A January report in USA TODAY indicated one of every 16 passengers bought a ticket with airline miles during the 12-month period that ended on June 30, 2005, compared with one in 14 over the same time span two years earlier. That survey, conducted by Back Aviation Solutions, included the top 10 domestic carriers.

There are four main reasons for the fall in free tickets:

• Cheap fares trump wasting miles. Many consumers prefer to find cheap internet fares, often offered by discounters, rather than burning many miles at once.

• High demand for seats. Because of fewer available seats and high consumer demand, airlines have relatively few seats designated for frequent flyers and often require more mileage credits.

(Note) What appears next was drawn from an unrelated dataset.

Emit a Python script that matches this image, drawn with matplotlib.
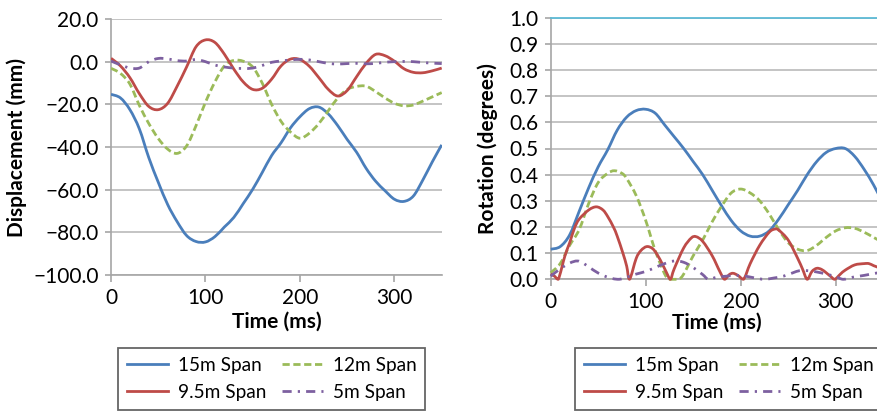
import matplotlib
matplotlib.use("Agg")
import matplotlib.pyplot as plt
from matplotlib.path import Path
from matplotlib.patches import PathPatch
from matplotlib.lines import Line2D
from matplotlib.ticker import MultipleLocator, FuncFormatter

plt.rcParams['font.family'] = ['Lato', 'DejaVu Sans']
plt.rcParams['axes.unicode_minus'] = True

# ---------------- mid-span displacement (mm) ----------------
disp_t = [0, 10, 20, 30, 40, 50, 60, 70, 80, 90, 100, 110, 120, 130, 140, 150, 160, 170,
          180, 190, 200, 210, 220, 230, 240, 250, 260, 270, 280, 290, 300, 310, 320, 330,
          340, 350]
disp_15m = [-15.3, -17, -22.5, -31.5, -45, -56.5, -67, -75, -81.5, -84.3, -84.5, -82,
            -77.5, -73, -66.5, -59.8, -52, -44, -38, -31, -25.8, -22, -21.3, -24.5, -30,
            -36.5, -42.5, -50, -56, -60.5, -64.5, -65.5, -63, -55.5, -47, -39]
disp_12m = [-3.1, -5.5, -10.5, -20.5, -29, -36, -41, -43, -39.5, -30, -19, -9.5, -2, 0.6,
            0.2, -2.5, -10, -20, -28, -33, -35.9, -33.5, -29, -23, -17, -13, -11.6, -11.5,
            -14, -17, -19.5, -20.7, -20.3, -18.5, -16.5, -14.5]
disp_9m5 = [1.6, -2, -7.5, -15, -21, -22.5, -19.5, -11.5, -2.5, 7, 10.2, 9, 3.5, -3.5,
            -9.5, -13, -12.5, -8.2, -2, 1.2, 1, -2.2, -7.5, -13, -16.1, -13.5, -7, -0.8,
            3.4, 2.8, 0.2, -3.3, -5, -5.2, -4.3, -3]
disp_5m = [0.3, -1.5, -3, -3, 0, 1.5, 1.3, 0.5, 0.3, 1.0, 0, -1.6, -2.5, -3, -3.2, -3,
           -1.8, -0.3, 0.3, 0.8, 1.1, 0.8, 0, -0.8, -1.1, -0.9, -0.8, -1.0, -0.8, -0.3, 0,
           0.1, 0, -0.4, -0.7, -0.9]

# ---------------- support rotation (degrees) ----------------
rot_t = [0, 10, 20, 30, 40, 50, 60, 70, 80, 90, 100, 110, 120, 130, 140, 150, 160, 170,
         180, 190, 200, 210, 220, 230, 240, 250, 260, 270, 280, 290, 300, 310, 320, 330,
         340, 350]
rot_15m = [0.115, 0.125, 0.17, 0.26, 0.35, 0.43, 0.495, 0.57, 0.62, 0.645, 0.65, 0.635,
           0.59, 0.545, 0.5, 0.45, 0.4, 0.34, 0.28, 0.225, 0.185, 0.165, 0.165, 0.185,
           0.23, 0.285, 0.34, 0.4, 0.45, 0.485, 0.5, 0.5, 0.47, 0.42, 0.36, 0.29]

rot12_t = [0, 10, 20, 30, 40, 50, 60, 67, 75, 80, 90, 100, 110, 120, 125, 130, 135, 140,
           150, 160, 170, 180, 190, 200, 210, 220, 230, 240, 250, 260, 270, 280, 290, 300,
           310, 320, 330, 340, 350]
rot_12m = [0.025, 0.06, 0.13, 0.19, 0.29, 0.37, 0.405, 0.415, 0.405, 0.385, 0.32, 0.225,
           0.11, 0.02, 0.0, 0.0, 0.0, 0.02, 0.09, 0.15, 0.22, 0.28, 0.33, 0.345, 0.33, 0.3,
           0.25, 0.19, 0.14, 0.115, 0.11, 0.13, 0.16, 0.185, 0.197, 0.195, 0.18, 0.16, 0.14]

rot9_t = [0, 4, 8, 15, 20, 25, 30, 40, 48, 55, 60, 66, 70, 76, 80, 83, 90, 95, 101, 107,
          112, 118, 122, 126, 130, 140, 148, 153, 160, 170, 178, 183, 188, 192, 197, 203,
          210, 220, 230, 236, 240, 250, 260, 265, 270, 275, 280, 285, 290, 295, 299, 305,
          310, 320, 330, 335, 340, 345, 350]
rot_9m5 = [0.02, 0.012, 0.0, 0.09, 0.14, 0.195, 0.23, 0.265, 0.277, 0.265, 0.24, 0.2,
           0.165, 0.1, 0.05, 0.0, 0.08, 0.11, 0.125, 0.118, 0.095, 0.055, 0.025, 0.0, 0.04,
           0.12, 0.158, 0.163, 0.145, 0.09, 0.03, 0.0, 0.018, 0.023, 0.015, 0.0, 0.06,
           0.13, 0.18, 0.192, 0.188, 0.15, 0.08, 0.04, 0.0, 0.03, 0.042, 0.038, 0.025, 0.01,
           0.0, 0.02, 0.035, 0.055, 0.06, 0.06, 0.052, 0.045, 0.035]

rot5_t = [0, 10, 20, 28, 35, 45, 55, 65, 72, 80, 90, 100, 110, 120, 130, 140, 150, 160,
          166, 175, 185, 195, 205, 215, 225, 235, 245, 255, 262, 270, 280, 290, 300, 308,
          318, 330, 340, 350]
rot_5m = [0.012, 0.04, 0.062, 0.07, 0.06, 0.035, 0.015, 0.003, 0.0, 0.008, 0.02, 0.03,
          0.045, 0.06, 0.07, 0.065, 0.045, 0.018, 0.0, 0.008, 0.012, 0.015, 0.012, 0.005,
          0.0, 0.005, 0.012, 0.025, 0.033, 0.033, 0.028, 0.02, 0.01, 0.0, 0.008, 0.015,
          0.022, 0.028]

labels = ['15m Span', '12m Span', '9.5m Span', '5m Span']
colors = ['#4A7EBB', '#9BBB59', '#BE4B48', '#7D60A0']
styles = ['-', (0, (2.6, 1.3)), '-', (0, (3.3, 2.2, 0.8, 2.2))]

GRID = '#BFBFBF'
SPINE = '#A6A6A6'
LW = 2.0
TICK_FS = 15
LABEL_FS = 15
LEGEND_FS = 13.7

fig = plt.figure(figsize=(8.77, 4.12), dpi=100)
W, H = 877.0, 412.0


def px_axes(x0, x1, ytop, ybot):
    return fig.add_axes([x0 / W, 1 - ybot / H, (x1 - x0) / W, (ybot - ytop) / H])


def smooth_path(xs, ys, floor=None):
    """Smoothed polyline through the points (Catmull-Rom drawn as cubic Beziers)."""
    n = len(xs)
    verts = [(xs[0], ys[0])]
    codes = [Path.MOVETO]
    for i in range(n - 1):
        i0, i2, i3 = max(i - 1, 0), i + 1, min(i + 2, n - 1)
        c1x = xs[i] + (xs[i2] - xs[i0]) / 6.0
        c1y = ys[i] + (ys[i2] - ys[i0]) / 6.0
        c2x = xs[i2] - (xs[i3] - xs[i]) / 6.0
        c2y = ys[i2] - (ys[i3] - ys[i]) / 6.0
        if floor is not None:
            c1y, c2y = max(c1y, floor), max(c2y, floor)
        verts += [(c1x, c1y), (c2x, c2y), (xs[i2], ys[i2])]
        codes += [Path.CURVE4, Path.CURVE4, Path.CURVE4]
    return Path(verts, codes)


def draw_series(ax, xs, ys, color, ls, floor=None, clip=True):
    patch = PathPatch(smooth_path(xs, ys, floor), fill=False, edgecolor=color,
                      linestyle=ls, linewidth=LW, capstyle='butt', joinstyle='round',
                      transform=ax.transData, clip_on=clip, zorder=3)
    ax.add_patch(patch)
    return Line2D([], [], color=color, linestyle=ls, linewidth=LW)


def style_axes(ax):
    for s in ['top', 'right']:
        ax.spines[s].set_visible(False)
    for s in ['left', 'bottom']:
        ax.spines[s].set_color(SPINE)
        ax.spines[s].set_linewidth(1.2)
    ax.grid(axis='y', color=GRID, linewidth=1.3)
    ax.set_axisbelow(True)
    ax.tick_params(axis='both', direction='out', color=SPINE, width=1.2,
                   labelsize=TICK_FS, labelcolor='black')
    ax.tick_params(axis='x', length=5, pad=4)
    ax.tick_params(axis='y', length=4, pad=5)
    ax.xaxis.set_major_locator(MultipleLocator(100))


def add_legend(hs, x_left):
    order = [0, 2, 1, 3]
    leg = fig.legend([hs[i] for i in order], [labels[i] for i in order], ncol=2,
                     loc='upper left', bbox_to_anchor=(x_left / W, 1 - 348 / H),
                     fontsize=LEGEND_FS, frameon=True, fancybox=False, handlelength=2.2,
                     handletextpad=0.5, columnspacing=0.8, labelspacing=0.55,
                     borderpad=0.45, borderaxespad=0)
    fr = leg.get_frame()
    fr.set_edgecolor('#404040')
    fr.set_linewidth(1.3)
    return leg


# ---- left: displacement ----
ax1 = px_axes(111, 441.7, 19, 275)
style_axes(ax1)
h1 = [draw_series(ax1, disp_t, y, c, ls)
      for y, c, ls in zip([disp_15m, disp_12m, disp_9m5, disp_5m], colors, styles)]
ax1.set_xlim(0, 350)
ax1.set_ylim(-100, 20)
ax1.yaxis.set_major_locator(MultipleLocator(20))
ax1.yaxis.set_major_formatter(FuncFormatter(lambda v, p: f"{v:.1f}".replace('-', '\u2212')))
ax1.set_xlabel('Time (ms)', fontsize=LABEL_FS, fontweight='bold')
ax1.set_ylabel('Displacement (mm)', fontsize=LABEL_FS, fontweight='bold')
ax1.xaxis.set_label_coords(0.5, -0.145)
ax1.yaxis.set_label_coords(-0.254, 0.5)
add_legend(h1, 118)

# ---- right: rotation ----
ax2 = px_axes(550.7, 883.2, 17.7, 279.3)
style_axes(ax2)
ax2.spines['top'].set_visible(True)
ax2.spines['top'].set_color('#5DBAD5')
ax2.spines['top'].set_linewidth(1.3)
h2 = [draw_series(ax2, x, y, c, ls, floor=0.0, clip=False)
      for x, y, c, ls in zip([rot_t, rot12_t, rot9_t, rot5_t],
                             [rot_15m, rot_12m, rot_9m5, rot_5m], colors, styles)]
ax2.set_xlim(0, 350)
ax2.set_ylim(0, 1.0)
ax2.yaxis.set_major_locator(MultipleLocator(0.1))
ax2.yaxis.set_major_formatter(FuncFormatter(lambda v, p: f"{v:.1f}"))
ax2.set_xlabel('Time (ms)', fontsize=LABEL_FS, fontweight='bold')
ax2.set_ylabel('Rotation (degrees)', fontsize=LABEL_FS, fontweight='bold')
ax2.xaxis.set_label_coords(0.5, -0.129)
ax2.yaxis.set_label_coords(-0.158, 0.5)
add_legend(h2, 575)

fig.savefig('out.png', dpi=100)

• Availability of international flights. The percentage of passengers using miles for international travel has jumped over the past three years.

• Taking advantage of other rewards. Since frequent-flyer miles can be used for hotel rooms, rental cars, tours, and other attractions, passengers unable to trade miles for air tickets often seek other options.

Though many passengers complain that using frequent-flyer miles is as big a hassle as stripping at airport security lines, the airlines aren't budging. If anything, the squeeze on frequent flyers may get tighter.

According to Continental's David Messing, "We need to address the issue of fitting a growing reward base into fewer seats."

For once, the issue has nothing to do with the girth of the passengers.